Ipperwash is about political interference with our provincial police -- as in was there any? -- as they dealt with a protest that clearly could have been defused peacefully. It's a shocking story with continuing reverberations here, and I'm suddenly reminded that Justice Linden's report is due any day now. Ooh: more work.
I remember how hard it was those few days that we were semi-transcribing Harris's testimony to keep up with all that was said, especially if we wanted to insert some kind of explanatory summary. Stenography is one highly skilled craft, a skill I don't have, but I sure respect it now.

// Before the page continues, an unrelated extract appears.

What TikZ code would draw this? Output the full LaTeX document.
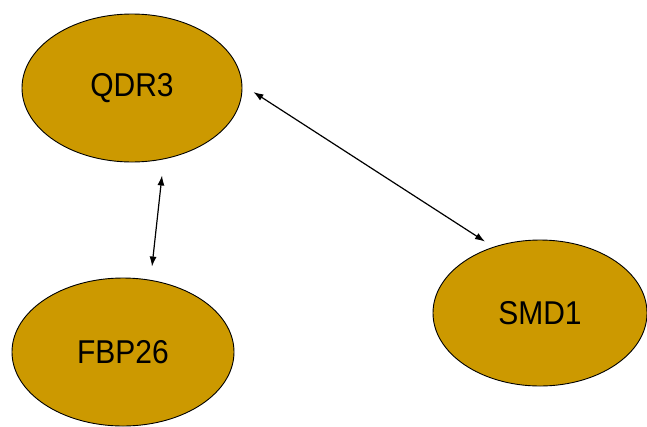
\documentclass[tikz,border=0pt]{standalone}
\usepackage{fontspec}
\setmainfont{Liberation Sans}
\usetikzlibrary{shapes.geometric,arrows.meta}
\tikzset{
  protein/.style={ellipse, draw=black, line width=0.9pt, fill=gold,
    inner sep=0pt, minimum width=220pt, minimum height=148pt,
    font=\fontsize{30}{36}\selectfont},
  link/.style={line width=1.2pt, {Latex[length=10pt,width=7pt]}-{Latex[length=10pt,width=7pt]}}
}
\definecolor{gold}{HTML}{CC9900}
\begin{document}
\begin{tikzpicture}[x=1pt,y=-1pt]
  \useasboundingbox (0,0) rectangle (647,426);
  \fill[white] (0,0) rectangle (647,426);
  % the three proteins
  \node[protein] (q) at (132,88) {\scalebox{1}[1.1]{QDR3}};
  \node[protein, minimum width=222pt] (f) at (123,352) {\scalebox{1}[1.1]{FBP26}};
  \node[protein, minimum width=214pt, minimum height=146pt] (s) at (540,313) {\scalebox{1}[1.1]{SMD1}};
  % end points of the interaction arrows
  \coordinate (qs) at ([shift={(11pt,-4pt)}]q.east);
  \coordinate (sq) at ([shift={(-55pt,-2pt)}]s.north);
  \coordinate (qf) at ([shift={(30pt,-13pt)}]q.south);
  \coordinate (fq) at ([shift={(29pt,11pt)}]f.north);
  % interactions
  \draw[link] (qs) -- (sq);
  \draw[link] (qf) -- (fq);
\end{tikzpicture}
\end{document}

It is wonderful to watch the justice system at work, though, when you can trust the major actors. Next to Justice Linden and Derry Millar, the lead counsel, our former premier suddenly seemed a sad and shabby imposter, as some of his minions, once so snarkily dismissive of the claims of democracy, had earlier.
I know the courts can go wrong, but when they work well, they really work for the legitimate interests of all the people. You can get a bit of the faith back by watching them, I think.
I live blogged a bioterrorism panel at one of the think tanks once (it was where I met the reveres and that relationship spawned Flu Wiki. I'm a pretty good note-taker, but that was the hardest thing I've ever done.
Is there such a thing as typewritten shorthand?
There must be -- that must be what the court reporters are doing. Damn: if I were younger, I'd learn how to do that. Along with learning Italian and serious carpentry and, oh, I don't know, a million other things. Why amn't I young any more? I ask you.
skdadl, court reporters are using a stenograph, not a typewriter. It's a completely different skill.